Copy the material that follows word for word and omit its pictures.
═══ Material provided ═══
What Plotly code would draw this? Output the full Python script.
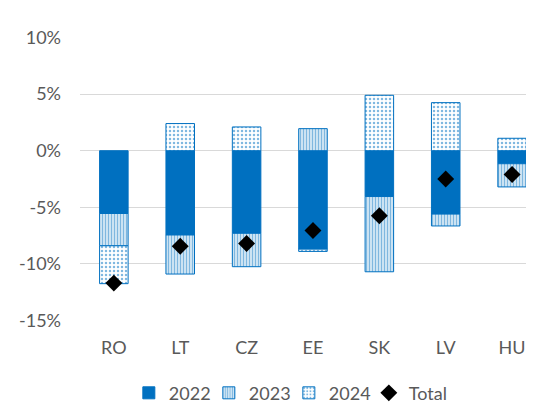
import plotly.graph_objects as go

countries = ["RO", "LT", "CZ", "EE", "SK", "LV", "HU"]
y2022 = [-5.55, -7.45, -7.3, -8.7, -4.05, -5.6, -1.15]
y2023 = [-2.85, -3.45, -2.95, 1.95, -6.65, -1.05, -2.05]
y2024 = [-3.35, 2.4, 2.1, -0.2, 4.9, 4.25, 1.1]
total = [-11.7, -8.45, -8.2, -7.05, -5.75, -2.5, -2.1]
tick_vals = [10, 5, 0, -5, -10, -15]
tick_text = ["10%", "5%", "0%", "-5%", "-10%", "-15%"]

BLUE = "#0070C0"
GREY = "#595959"
FONT = "Lato"
FS = 18

fig = go.Figure()
fig.add_trace(go.Bar(
    x=countries, y=y2022, name="2022",
    marker=dict(color=BLUE, line=dict(color=BLUE, width=1)),
))
fig.add_trace(go.Bar(
    x=countries, y=y2023, name="2023",
    marker=dict(color="white", line=dict(color=BLUE, width=1),
                pattern=dict(shape="|", fgcolor=BLUE, bgcolor="white",
                             size=3, solidity=0.6, fillmode="overlay")),
))
fig.add_trace(go.Bar(
    x=countries, y=y2024, name="2024",
    marker=dict(color="white", line=dict(color=BLUE, width=1),
                pattern=dict(shape=".", fgcolor=BLUE, bgcolor="white",
                             size=4, solidity=0.3, fillmode="overlay")),
))
fig.add_trace(go.Scatter(
    x=countries, y=total, name="Total", mode="markers",
    marker=dict(symbol="diamond", color="black", size=13),
))

fig.update_layout(
    width=526, height=395,
    barmode="relative", bargap=0.57,
    paper_bgcolor="white", plot_bgcolor="white",
    margin=dict(l=72, r=0, t=29, b=82, autoexpand=False),
    font=dict(family=FONT, size=FS, color=GREY),
    showlegend=True,
    legend=dict(orientation="h", x=0.46, xanchor="center",
                yref="container", y=0.025, yanchor="middle",
                font=dict(family=FONT, size=FS, color=GREY),
                itemwidth=30, entrywidth=35, tracegroupgap=0),
    xaxis=dict(range=[-0.51, 6.33], showgrid=False, zeroline=False,
               showline=False, ticks="", ticklabelstandoff=14,
               tickfont=dict(size=FS, color=GREY)),
    yaxis=dict(range=[-15.05, 10.05], tickvals=tick_vals, ticktext=tick_text,
               showgrid=True, gridcolor="#D9D9D9", gridwidth=1,
               zeroline=False, showline=False, ticks="",
               ticklabelstandoff=18, tickfont=dict(size=FS, color=GREY)),
)

fig.write_html("out.html")
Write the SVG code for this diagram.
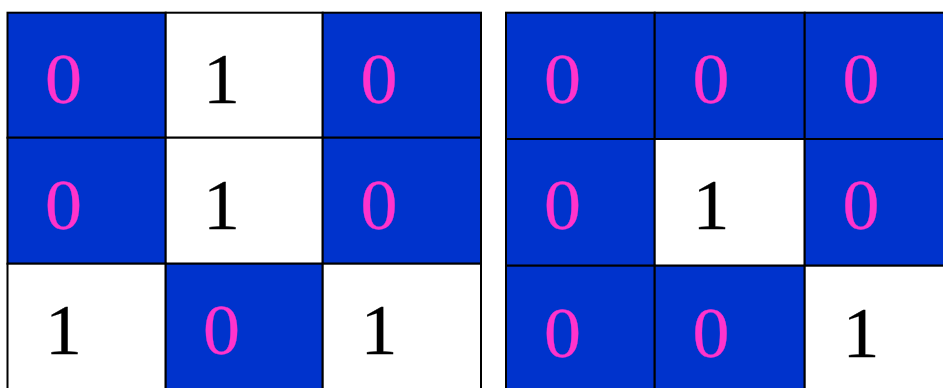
<svg xmlns="http://www.w3.org/2000/svg" width="943" height="388" viewBox="0 0 943 388">
<style>
.b{fill:#0033CC;stroke:#000;stroke-width:2}
.w{fill:#FFFFFF;stroke:#000;stroke-width:2}
text{font-family:"Liberation Serif","Times New Roman",serif;font-size:71px;stroke-width:0.3}
.t0{fill:#FF33CC;stroke:#FF33CC}
.t1{fill:#000000;stroke:#000000}
</style>
<rect width="943" height="388" fill="#FFFFFF"/>
<g id="left-grid">
<g id="L00"><rect class="b" x="7.5" y="12.7" width="158.2" height="125"/><text class="t0" x="45" y="102.5" textLength="37" lengthAdjust="spacingAndGlyphs">0</text></g>
<g id="L01"><rect class="w" x="165.7" y="12.7" width="157" height="125"/><text class="t1" x="203" y="102.5" textLength="37" lengthAdjust="spacingAndGlyphs">1</text></g>
<g id="L02"><rect class="b" x="322.7" y="12.7" width="158.3" height="125"/><text class="t0" x="360.5" y="102.5" textLength="37" lengthAdjust="spacingAndGlyphs">0</text></g>
<g id="L10"><rect class="b" x="7.5" y="137.7" width="158.2" height="126"/><text class="t0" x="45" y="228.7" textLength="37" lengthAdjust="spacingAndGlyphs">0</text></g>
<g id="L11"><rect class="w" x="165.7" y="137.7" width="157" height="126"/><text class="t1" x="203" y="228.7" textLength="37" lengthAdjust="spacingAndGlyphs">1</text></g>
<g id="L12"><rect class="b" x="322.7" y="137.7" width="158.3" height="126"/><text class="t0" x="360.5" y="228.7" textLength="37" lengthAdjust="spacingAndGlyphs">0</text></g>
<g id="L20"><rect class="w" x="7.5" y="263.7" width="158.2" height="130"/><text class="t1" x="45" y="354.3" textLength="37" lengthAdjust="spacingAndGlyphs">1</text></g>
<g id="L21"><rect class="b" x="165.7" y="263.7" width="157" height="130"/><text class="t0" x="203" y="354.3" textLength="37" lengthAdjust="spacingAndGlyphs">0</text></g>
<g id="L22"><rect class="w" x="322.7" y="263.7" width="158.3" height="130"/><text class="t1" x="360.5" y="354.3" textLength="37" lengthAdjust="spacingAndGlyphs">1</text></g>
</g>
<g id="right-grid">
<g id="R00"><rect class="b" x="506" y="12.7" width="148.7" height="126.3"/><text class="t0" x="544" y="102.5" textLength="37" lengthAdjust="spacingAndGlyphs">0</text></g>
<g id="R01"><rect class="b" x="654.7" y="12.7" width="150" height="126.3"/><text class="t0" x="692.5" y="102.5" textLength="37" lengthAdjust="spacingAndGlyphs">0</text></g>
<g id="R02"><rect class="b" x="804.7" y="12.7" width="150" height="126.3"/><text class="t0" x="842.5" y="102.5" textLength="37" lengthAdjust="spacingAndGlyphs">0</text></g>
<g id="R10"><rect class="b" x="506" y="139" width="148.7" height="126.7"/><text class="t0" x="544" y="229.3" textLength="37" lengthAdjust="spacingAndGlyphs">0</text></g>
<g id="R11"><rect class="w" x="654.7" y="139" width="150" height="126.7"/><text class="t1" x="692.5" y="229.3" textLength="37" lengthAdjust="spacingAndGlyphs">1</text></g>
<g id="R12"><rect class="b" x="804.7" y="139" width="150" height="126.7"/><text class="t0" x="842.5" y="229.3" textLength="37" lengthAdjust="spacingAndGlyphs">0</text></g>
<g id="R20"><rect class="b" x="506" y="265.7" width="148.7" height="130"/><text class="t0" x="544" y="356.5" textLength="37" lengthAdjust="spacingAndGlyphs">0</text></g>
<g id="R21"><rect class="b" x="654.7" y="265.7" width="150" height="130"/><text class="t0" x="692.5" y="356.5" textLength="37" lengthAdjust="spacingAndGlyphs">0</text></g>
<g id="R22"><rect class="w" x="804.7" y="265.7" width="150" height="130"/><text class="t1" x="842.5" y="356.5" textLength="37" lengthAdjust="spacingAndGlyphs">1</text></g>
</g>
<g id="connectors"/>
</svg>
═══
**Written answer**
What Plotly code would draw this? Output the full Python script.
import plotly.graph_objects as go

countries = ["RO", "LT", "CZ", "EE", "SK", "LV", "HU"]
y2022 = [-5.55, -7.45, -7.3, -8.7, -4.05, -5.6, -1.15]
y2023 = [-2.85, -3.45, -2.95, 1.95, -6.65, -1.05, -2.05]
y2024 = [-3.35, 2.4, 2.1, -0.2, 4.9, 4.25, 1.1]
total = [-11.7, -8.45, -8.2, -7.05, -5.75, -2.5, -2.1]
tick_vals = [10, 5, 0, -5, -10, -15]
tick_text = ["10%", "5%", "0%", "-5%", "-10%", "-15%"]

BLUE = "#0070C0"
GREY = "#595959"
FONT = "Lato"
FS = 18

fig = go.Figure()
fig.add_trace(go.Bar(
    x=countries, y=y2022, name="2022",
    marker=dict(color=BLUE, line=dict(color=BLUE, width=1)),
))
fig.add_trace(go.Bar(
    x=countries, y=y2023, name="2023",
    marker=dict(color="white", line=dict(color=BLUE, width=1),
                pattern=dict(shape="|", fgcolor=BLUE, bgcolor="white",
                             size=3, solidity=0.6, fillmode="overlay")),
))
fig.add_trace(go.Bar(
    x=countries, y=y2024, name="2024",
    marker=dict(color="white", line=dict(color=BLUE, width=1),
                pattern=dict(shape=".", fgcolor=BLUE, bgcolor="white",
                             size=4, solidity=0.3, fillmode="overlay")),
))
fig.add_trace(go.Scatter(
    x=countries, y=total, name="Total", mode="markers",
    marker=dict(symbol="diamond", color="black", size=13),
))

fig.update_layout(
    width=526, height=395,
    barmode="relative", bargap=0.57,
    paper_bgcolor="white", plot_bgcolor="white",
    margin=dict(l=72, r=0, t=29, b=82, autoexpand=False),
    font=dict(family=FONT, size=FS, color=GREY),
    showlegend=True,
    legend=dict(orientation="h", x=0.46, xanchor="center",
                yref="container", y=0.025, yanchor="middle",
                font=dict(family=FONT, size=FS, color=GREY),
                itemwidth=30, entrywidth=35, tracegroupgap=0),
    xaxis=dict(range=[-0.51, 6.33], showgrid=False, zeroline=False,
               showline=False, ticks="", ticklabelstandoff=14,
               tickfont=dict(size=FS, color=GREY)),
    yaxis=dict(range=[-15.05, 10.05], tickvals=tick_vals, ticktext=tick_text,
               showgrid=True, gridcolor="#D9D9D9", gridwidth=1,
               zeroline=False, showline=False, ticks="",
               ticklabelstandoff=18, tickfont=dict(size=FS, color=GREY)),
)

fig.write_html("out.html")
Write the SVG code for this diagram.
<svg xmlns="http://www.w3.org/2000/svg" width="943" height="388" viewBox="0 0 943 388">
<style>
.b{fill:#0033CC;stroke:#000;stroke-width:2}
.w{fill:#FFFFFF;stroke:#000;stroke-width:2}
text{font-family:"Liberation Serif","Times New Roman",serif;font-size:71px;stroke-width:0.3}
.t0{fill:#FF33CC;stroke:#FF33CC}
.t1{fill:#000000;stroke:#000000}
</style>
<rect width="943" height="388" fill="#FFFFFF"/>
<g id="left-grid">
<g id="L00"><rect class="b" x="7.5" y="12.7" width="158.2" height="125"/><text class="t0" x="45" y="102.5" textLength="37" lengthAdjust="spacingAndGlyphs">0</text></g>
<g id="L01"><rect class="w" x="165.7" y="12.7" width="157" height="125"/><text class="t1" x="203" y="102.5" textLength="37" lengthAdjust="spacingAndGlyphs">1</text></g>
<g id="L02"><rect class="b" x="322.7" y="12.7" width="158.3" height="125"/><text class="t0" x="360.5" y="102.5" textLength="37" lengthAdjust="spacingAndGlyphs">0</text></g>
<g id="L10"><rect class="b" x="7.5" y="137.7" width="158.2" height="126"/><text class="t0" x="45" y="228.7" textLength="37" lengthAdjust="spacingAndGlyphs">0</text></g>
<g id="L11"><rect class="w" x="165.7" y="137.7" width="157" height="126"/><text class="t1" x="203" y="228.7" textLength="37" lengthAdjust="spacingAndGlyphs">1</text></g>
<g id="L12"><rect class="b" x="322.7" y="137.7" width="158.3" height="126"/><text class="t0" x="360.5" y="228.7" textLength="37" lengthAdjust="spacingAndGlyphs">0</text></g>
<g id="L20"><rect class="w" x="7.5" y="263.7" width="158.2" height="130"/><text class="t1" x="45" y="354.3" textLength="37" lengthAdjust="spacingAndGlyphs">1</text></g>
<g id="L21"><rect class="b" x="165.7" y="263.7" width="157" height="130"/><text class="t0" x="203" y="354.3" textLength="37" lengthAdjust="spacingAndGlyphs">0</text></g>
<g id="L22"><rect class="w" x="322.7" y="263.7" width="158.3" height="130"/><text class="t1" x="360.5" y="354.3" textLength="37" lengthAdjust="spacingAndGlyphs">1</text></g>
</g>
<g id="right-grid">
<g id="R00"><rect class="b" x="506" y="12.7" width="148.7" height="126.3"/><text class="t0" x="544" y="102.5" textLength="37" lengthAdjust="spacingAndGlyphs">0</text></g>
<g id="R01"><rect class="b" x="654.7" y="12.7" width="150" height="126.3"/><text class="t0" x="692.5" y="102.5" textLength="37" lengthAdjust="spacingAndGlyphs">0</text></g>
<g id="R02"><rect class="b" x="804.7" y="12.7" width="150" height="126.3"/><text class="t0" x="842.5" y="102.5" textLength="37" lengthAdjust="spacingAndGlyphs">0</text></g>
<g id="R10"><rect class="b" x="506" y="139" width="148.7" height="126.7"/><text class="t0" x="544" y="229.3" textLength="37" lengthAdjust="spacingAndGlyphs">0</text></g>
<g id="R11"><rect class="w" x="654.7" y="139" width="150" height="126.7"/><text class="t1" x="692.5" y="229.3" textLength="37" lengthAdjust="spacingAndGlyphs">1</text></g>
<g id="R12"><rect class="b" x="804.7" y="139" width="150" height="126.7"/><text class="t0" x="842.5" y="229.3" textLength="37" lengthAdjust="spacingAndGlyphs">0</text></g>
<g id="R20"><rect class="b" x="506" y="265.7" width="148.7" height="130"/><text class="t0" x="544" y="356.5" textLength="37" lengthAdjust="spacingAndGlyphs">0</text></g>
<g id="R21"><rect class="b" x="654.7" y="265.7" width="150" height="130"/><text class="t0" x="692.5" y="356.5" textLength="37" lengthAdjust="spacingAndGlyphs">0</text></g>
<g id="R22"><rect class="w" x="804.7" y="265.7" width="150" height="130"/><text class="t1" x="842.5" y="356.5" textLength="37" lengthAdjust="spacingAndGlyphs">1</text></g>
</g>
<g id="connectors"/>
</svg>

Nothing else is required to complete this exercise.